OBJECTIVE:
In this exercise, return the whole listing exactly, excluding any images.

★ ★ ★ ★ ★ ★ ★

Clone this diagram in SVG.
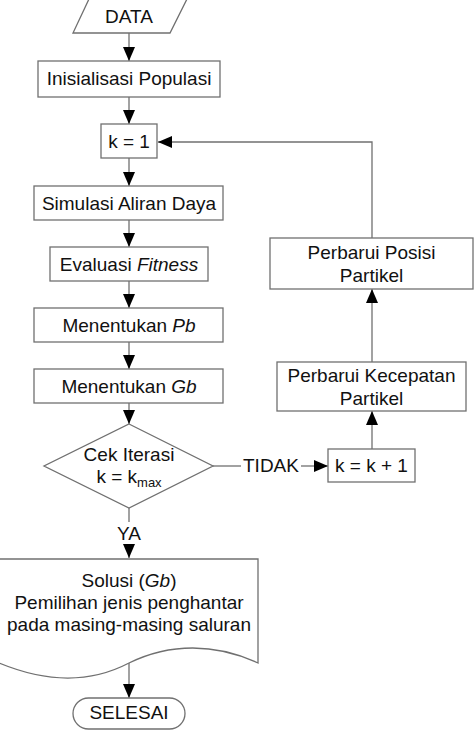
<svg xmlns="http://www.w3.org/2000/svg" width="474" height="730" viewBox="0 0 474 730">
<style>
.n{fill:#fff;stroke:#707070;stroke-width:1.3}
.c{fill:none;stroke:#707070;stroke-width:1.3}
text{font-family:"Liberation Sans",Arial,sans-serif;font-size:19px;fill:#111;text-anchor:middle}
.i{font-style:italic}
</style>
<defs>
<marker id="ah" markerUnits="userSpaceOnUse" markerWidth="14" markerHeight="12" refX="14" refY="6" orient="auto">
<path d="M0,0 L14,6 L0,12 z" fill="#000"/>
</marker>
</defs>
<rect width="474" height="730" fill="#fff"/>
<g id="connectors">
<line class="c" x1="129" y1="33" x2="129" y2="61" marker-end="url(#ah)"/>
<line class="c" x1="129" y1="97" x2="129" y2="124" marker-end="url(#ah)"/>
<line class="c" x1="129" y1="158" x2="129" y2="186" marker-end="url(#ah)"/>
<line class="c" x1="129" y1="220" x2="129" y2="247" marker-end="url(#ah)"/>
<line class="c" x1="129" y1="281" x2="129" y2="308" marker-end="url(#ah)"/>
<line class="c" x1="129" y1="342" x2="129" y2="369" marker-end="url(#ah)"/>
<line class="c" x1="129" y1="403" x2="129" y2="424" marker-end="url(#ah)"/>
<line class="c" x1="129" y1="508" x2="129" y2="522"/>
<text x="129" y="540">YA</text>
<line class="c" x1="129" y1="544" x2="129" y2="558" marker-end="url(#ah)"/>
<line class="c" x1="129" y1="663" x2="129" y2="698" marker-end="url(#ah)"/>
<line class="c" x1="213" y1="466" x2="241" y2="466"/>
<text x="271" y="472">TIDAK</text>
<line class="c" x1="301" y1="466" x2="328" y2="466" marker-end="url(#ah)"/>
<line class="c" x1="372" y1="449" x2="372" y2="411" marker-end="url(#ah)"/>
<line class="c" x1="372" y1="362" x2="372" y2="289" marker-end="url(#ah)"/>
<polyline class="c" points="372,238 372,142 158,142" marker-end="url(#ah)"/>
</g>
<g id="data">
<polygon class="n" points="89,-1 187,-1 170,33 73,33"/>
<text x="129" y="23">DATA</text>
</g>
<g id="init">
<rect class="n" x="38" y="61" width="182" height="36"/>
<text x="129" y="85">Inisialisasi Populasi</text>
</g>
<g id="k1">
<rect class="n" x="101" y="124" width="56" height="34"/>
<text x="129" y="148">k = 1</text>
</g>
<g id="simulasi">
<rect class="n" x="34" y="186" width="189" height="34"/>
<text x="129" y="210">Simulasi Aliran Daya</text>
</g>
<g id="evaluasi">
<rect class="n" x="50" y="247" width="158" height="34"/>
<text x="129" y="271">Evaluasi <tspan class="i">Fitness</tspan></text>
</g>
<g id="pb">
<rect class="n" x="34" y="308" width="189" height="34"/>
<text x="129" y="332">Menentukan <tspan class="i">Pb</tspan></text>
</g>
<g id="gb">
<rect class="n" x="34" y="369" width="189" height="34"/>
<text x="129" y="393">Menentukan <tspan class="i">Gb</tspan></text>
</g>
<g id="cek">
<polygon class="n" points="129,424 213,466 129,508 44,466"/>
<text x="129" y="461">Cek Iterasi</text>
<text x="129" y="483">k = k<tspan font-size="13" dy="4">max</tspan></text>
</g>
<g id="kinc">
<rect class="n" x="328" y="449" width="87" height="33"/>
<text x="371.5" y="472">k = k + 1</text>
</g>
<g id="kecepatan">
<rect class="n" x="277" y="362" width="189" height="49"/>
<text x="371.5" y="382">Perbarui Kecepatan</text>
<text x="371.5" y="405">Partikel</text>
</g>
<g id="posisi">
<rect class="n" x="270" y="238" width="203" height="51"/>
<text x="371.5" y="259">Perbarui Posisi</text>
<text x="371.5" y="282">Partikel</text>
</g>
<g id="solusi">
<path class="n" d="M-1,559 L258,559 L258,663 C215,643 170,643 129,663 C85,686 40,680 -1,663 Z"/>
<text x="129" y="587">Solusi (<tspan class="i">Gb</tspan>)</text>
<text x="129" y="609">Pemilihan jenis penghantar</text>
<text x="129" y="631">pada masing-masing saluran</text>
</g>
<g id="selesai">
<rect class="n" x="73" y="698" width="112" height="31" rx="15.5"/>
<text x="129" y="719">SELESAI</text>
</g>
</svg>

★ ★ ★ ★ ★ ★ ★

EXPECTED ANSWER:
Clone this diagram in SVG.
<svg xmlns="http://www.w3.org/2000/svg" width="474" height="730" viewBox="0 0 474 730">
<style>
.n{fill:#fff;stroke:#707070;stroke-width:1.3}
.c{fill:none;stroke:#707070;stroke-width:1.3}
text{font-family:"Liberation Sans",Arial,sans-serif;font-size:19px;fill:#111;text-anchor:middle}
.i{font-style:italic}
</style>
<defs>
<marker id="ah" markerUnits="userSpaceOnUse" markerWidth="14" markerHeight="12" refX="14" refY="6" orient="auto">
<path d="M0,0 L14,6 L0,12 z" fill="#000"/>
</marker>
</defs>
<rect width="474" height="730" fill="#fff"/>
<g id="connectors">
<line class="c" x1="129" y1="33" x2="129" y2="61" marker-end="url(#ah)"/>
<line class="c" x1="129" y1="97" x2="129" y2="124" marker-end="url(#ah)"/>
<line class="c" x1="129" y1="158" x2="129" y2="186" marker-end="url(#ah)"/>
<line class="c" x1="129" y1="220" x2="129" y2="247" marker-end="url(#ah)"/>
<line class="c" x1="129" y1="281" x2="129" y2="308" marker-end="url(#ah)"/>
<line class="c" x1="129" y1="342" x2="129" y2="369" marker-end="url(#ah)"/>
<line class="c" x1="129" y1="403" x2="129" y2="424" marker-end="url(#ah)"/>
<line class="c" x1="129" y1="508" x2="129" y2="522"/>
<text x="129" y="540">YA</text>
<line class="c" x1="129" y1="544" x2="129" y2="558" marker-end="url(#ah)"/>
<line class="c" x1="129" y1="663" x2="129" y2="698" marker-end="url(#ah)"/>
<line class="c" x1="213" y1="466" x2="241" y2="466"/>
<text x="271" y="472">TIDAK</text>
<line class="c" x1="301" y1="466" x2="328" y2="466" marker-end="url(#ah)"/>
<line class="c" x1="372" y1="449" x2="372" y2="411" marker-end="url(#ah)"/>
<line class="c" x1="372" y1="362" x2="372" y2="289" marker-end="url(#ah)"/>
<polyline class="c" points="372,238 372,142 158,142" marker-end="url(#ah)"/>
</g>
<g id="data">
<polygon class="n" points="89,-1 187,-1 170,33 73,33"/>
<text x="129" y="23">DATA</text>
</g>
<g id="init">
<rect class="n" x="38" y="61" width="182" height="36"/>
<text x="129" y="85">Inisialisasi Populasi</text>
</g>
<g id="k1">
<rect class="n" x="101" y="124" width="56" height="34"/>
<text x="129" y="148">k = 1</text>
</g>
<g id="simulasi">
<rect class="n" x="34" y="186" width="189" height="34"/>
<text x="129" y="210">Simulasi Aliran Daya</text>
</g>
<g id="evaluasi">
<rect class="n" x="50" y="247" width="158" height="34"/>
<text x="129" y="271">Evaluasi <tspan class="i">Fitness</tspan></text>
</g>
<g id="pb">
<rect class="n" x="34" y="308" width="189" height="34"/>
<text x="129" y="332">Menentukan <tspan class="i">Pb</tspan></text>
</g>
<g id="gb">
<rect class="n" x="34" y="369" width="189" height="34"/>
<text x="129" y="393">Menentukan <tspan class="i">Gb</tspan></text>
</g>
<g id="cek">
<polygon class="n" points="129,424 213,466 129,508 44,466"/>
<text x="129" y="461">Cek Iterasi</text>
<text x="129" y="483">k = k<tspan font-size="13" dy="4">max</tspan></text>
</g>
<g id="kinc">
<rect class="n" x="328" y="449" width="87" height="33"/>
<text x="371.5" y="472">k = k + 1</text>
</g>
<g id="kecepatan">
<rect class="n" x="277" y="362" width="189" height="49"/>
<text x="371.5" y="382">Perbarui Kecepatan</text>
<text x="371.5" y="405">Partikel</text>
</g>
<g id="posisi">
<rect class="n" x="270" y="238" width="203" height="51"/>
<text x="371.5" y="259">Perbarui Posisi</text>
<text x="371.5" y="282">Partikel</text>
</g>
<g id="solusi">
<path class="n" d="M-1,559 L258,559 L258,663 C215,643 170,643 129,663 C85,686 40,680 -1,663 Z"/>
<text x="129" y="587">Solusi (<tspan class="i">Gb</tspan>)</text>
<text x="129" y="609">Pemilihan jenis penghantar</text>
<text x="129" y="631">pada masing-masing saluran</text>
</g>
<g id="selesai">
<rect class="n" x="73" y="698" width="112" height="31" rx="15.5"/>
<text x="129" y="719">SELESAI</text>
</g>
</svg>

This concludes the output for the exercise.